■ MATERIAL:
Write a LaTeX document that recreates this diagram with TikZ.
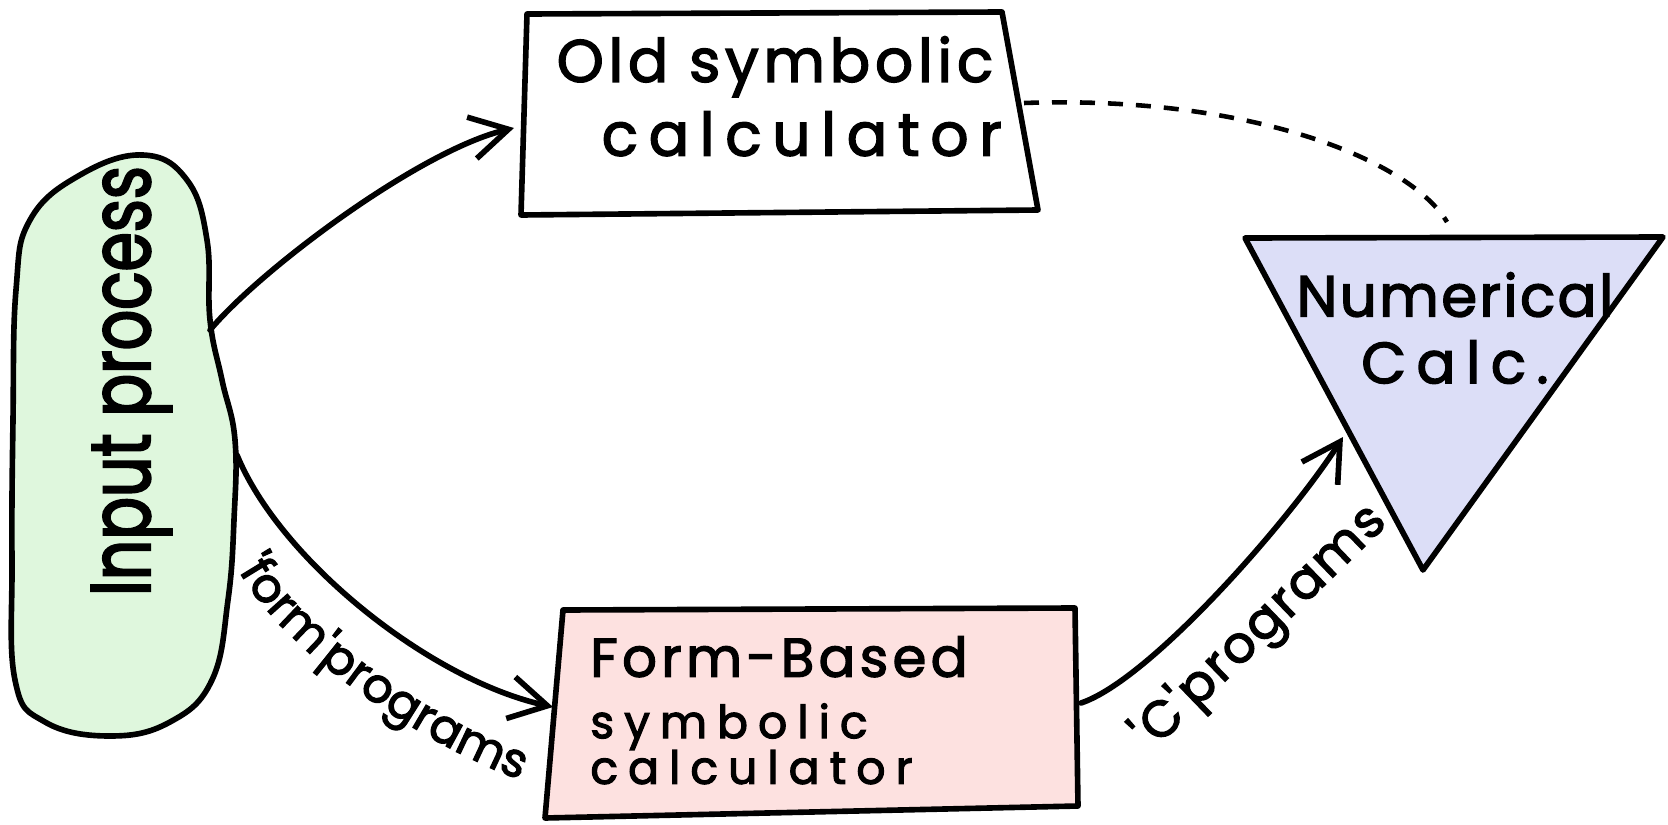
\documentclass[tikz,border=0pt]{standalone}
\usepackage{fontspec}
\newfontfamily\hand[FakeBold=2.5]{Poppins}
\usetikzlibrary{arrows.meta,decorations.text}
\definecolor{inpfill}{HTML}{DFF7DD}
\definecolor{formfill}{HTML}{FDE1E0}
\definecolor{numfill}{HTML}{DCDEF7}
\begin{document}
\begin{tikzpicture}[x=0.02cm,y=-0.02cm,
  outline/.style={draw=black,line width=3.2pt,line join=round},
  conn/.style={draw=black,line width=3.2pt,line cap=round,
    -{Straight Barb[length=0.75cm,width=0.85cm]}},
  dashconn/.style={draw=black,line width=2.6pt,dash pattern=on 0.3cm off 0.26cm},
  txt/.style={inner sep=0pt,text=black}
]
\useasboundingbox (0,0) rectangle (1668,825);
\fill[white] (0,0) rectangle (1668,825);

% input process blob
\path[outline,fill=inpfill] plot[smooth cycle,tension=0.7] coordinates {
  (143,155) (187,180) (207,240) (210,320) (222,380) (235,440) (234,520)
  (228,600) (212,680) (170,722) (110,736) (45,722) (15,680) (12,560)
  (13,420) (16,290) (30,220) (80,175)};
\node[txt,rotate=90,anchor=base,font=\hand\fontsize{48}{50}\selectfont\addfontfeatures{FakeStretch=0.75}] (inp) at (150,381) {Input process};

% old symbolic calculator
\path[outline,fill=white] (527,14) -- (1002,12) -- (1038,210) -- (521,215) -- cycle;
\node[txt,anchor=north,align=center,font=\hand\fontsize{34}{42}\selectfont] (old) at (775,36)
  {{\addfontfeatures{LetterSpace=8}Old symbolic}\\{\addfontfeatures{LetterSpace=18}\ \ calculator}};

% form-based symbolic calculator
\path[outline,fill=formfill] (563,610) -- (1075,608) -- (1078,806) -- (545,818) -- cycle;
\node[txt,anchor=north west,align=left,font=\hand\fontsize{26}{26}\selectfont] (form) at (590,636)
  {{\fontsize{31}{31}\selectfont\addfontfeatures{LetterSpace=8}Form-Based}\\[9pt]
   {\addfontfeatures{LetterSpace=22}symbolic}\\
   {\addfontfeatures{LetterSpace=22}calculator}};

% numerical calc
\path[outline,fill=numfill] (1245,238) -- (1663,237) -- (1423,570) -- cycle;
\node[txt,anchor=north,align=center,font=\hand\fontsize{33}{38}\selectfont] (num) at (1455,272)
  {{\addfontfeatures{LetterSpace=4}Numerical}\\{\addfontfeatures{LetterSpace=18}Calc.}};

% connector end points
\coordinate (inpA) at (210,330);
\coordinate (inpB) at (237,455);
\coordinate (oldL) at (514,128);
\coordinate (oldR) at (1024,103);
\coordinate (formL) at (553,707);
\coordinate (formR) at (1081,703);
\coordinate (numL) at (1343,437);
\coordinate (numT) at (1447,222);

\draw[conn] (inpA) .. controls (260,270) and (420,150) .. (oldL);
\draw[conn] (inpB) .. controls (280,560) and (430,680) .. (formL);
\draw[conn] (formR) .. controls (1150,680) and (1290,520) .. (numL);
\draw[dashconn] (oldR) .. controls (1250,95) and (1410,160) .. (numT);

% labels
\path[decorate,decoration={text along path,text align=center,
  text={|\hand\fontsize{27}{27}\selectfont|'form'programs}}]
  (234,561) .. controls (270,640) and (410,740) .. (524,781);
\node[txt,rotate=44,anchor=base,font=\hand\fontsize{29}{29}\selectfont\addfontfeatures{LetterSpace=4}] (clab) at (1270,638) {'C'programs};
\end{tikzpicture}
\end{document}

■ WRITTEN REQUEST: Transcribe the material exactly, keeping every word and none of the pictures.

■ COMPLETED EXERCISE:
Write a LaTeX document that recreates this diagram with TikZ.
\documentclass[tikz,border=0pt]{standalone}
\usepackage{fontspec}
\newfontfamily\hand[FakeBold=2.5]{Poppins}
\usetikzlibrary{arrows.meta,decorations.text}
\definecolor{inpfill}{HTML}{DFF7DD}
\definecolor{formfill}{HTML}{FDE1E0}
\definecolor{numfill}{HTML}{DCDEF7}
\begin{document}
\begin{tikzpicture}[x=0.02cm,y=-0.02cm,
  outline/.style={draw=black,line width=3.2pt,line join=round},
  conn/.style={draw=black,line width=3.2pt,line cap=round,
    -{Straight Barb[length=0.75cm,width=0.85cm]}},
  dashconn/.style={draw=black,line width=2.6pt,dash pattern=on 0.3cm off 0.26cm},
  txt/.style={inner sep=0pt,text=black}
]
\useasboundingbox (0,0) rectangle (1668,825);
\fill[white] (0,0) rectangle (1668,825);

% input process blob
\path[outline,fill=inpfill] plot[smooth cycle,tension=0.7] coordinates {
  (143,155) (187,180) (207,240) (210,320) (222,380) (235,440) (234,520)
  (228,600) (212,680) (170,722) (110,736) (45,722) (15,680) (12,560)
  (13,420) (16,290) (30,220) (80,175)};
\node[txt,rotate=90,anchor=base,font=\hand\fontsize{48}{50}\selectfont\addfontfeatures{FakeStretch=0.75}] (inp) at (150,381) {Input process};

% old symbolic calculator
\path[outline,fill=white] (527,14) -- (1002,12) -- (1038,210) -- (521,215) -- cycle;
\node[txt,anchor=north,align=center,font=\hand\fontsize{34}{42}\selectfont] (old) at (775,36)
  {{\addfontfeatures{LetterSpace=8}Old symbolic}\\{\addfontfeatures{LetterSpace=18}\ \ calculator}};

% form-based symbolic calculator
\path[outline,fill=formfill] (563,610) -- (1075,608) -- (1078,806) -- (545,818) -- cycle;
\node[txt,anchor=north west,align=left,font=\hand\fontsize{26}{26}\selectfont] (form) at (590,636)
  {{\fontsize{31}{31}\selectfont\addfontfeatures{LetterSpace=8}Form-Based}\\[9pt]
   {\addfontfeatures{LetterSpace=22}symbolic}\\
   {\addfontfeatures{LetterSpace=22}calculator}};

% numerical calc
\path[outline,fill=numfill] (1245,238) -- (1663,237) -- (1423,570) -- cycle;
\node[txt,anchor=north,align=center,font=\hand\fontsize{33}{38}\selectfont] (num) at (1455,272)
  {{\addfontfeatures{LetterSpace=4}Numerical}\\{\addfontfeatures{LetterSpace=18}Calc.}};

% connector end points
\coordinate (inpA) at (210,330);
\coordinate (inpB) at (237,455);
\coordinate (oldL) at (514,128);
\coordinate (oldR) at (1024,103);
\coordinate (formL) at (553,707);
\coordinate (formR) at (1081,703);
\coordinate (numL) at (1343,437);
\coordinate (numT) at (1447,222);

\draw[conn] (inpA) .. controls (260,270) and (420,150) .. (oldL);
\draw[conn] (inpB) .. controls (280,560) and (430,680) .. (formL);
\draw[conn] (formR) .. controls (1150,680) and (1290,520) .. (numL);
\draw[dashconn] (oldR) .. controls (1250,95) and (1410,160) .. (numT);

% labels
\path[decorate,decoration={text along path,text align=center,
  text={|\hand\fontsize{27}{27}\selectfont|'form'programs}}]
  (234,561) .. controls (270,640) and (410,740) .. (524,781);
\node[txt,rotate=44,anchor=base,font=\hand\fontsize{29}{29}\selectfont\addfontfeatures{LetterSpace=4}] (clab) at (1270,638) {'C'programs};
\end{tikzpicture}
\end{document}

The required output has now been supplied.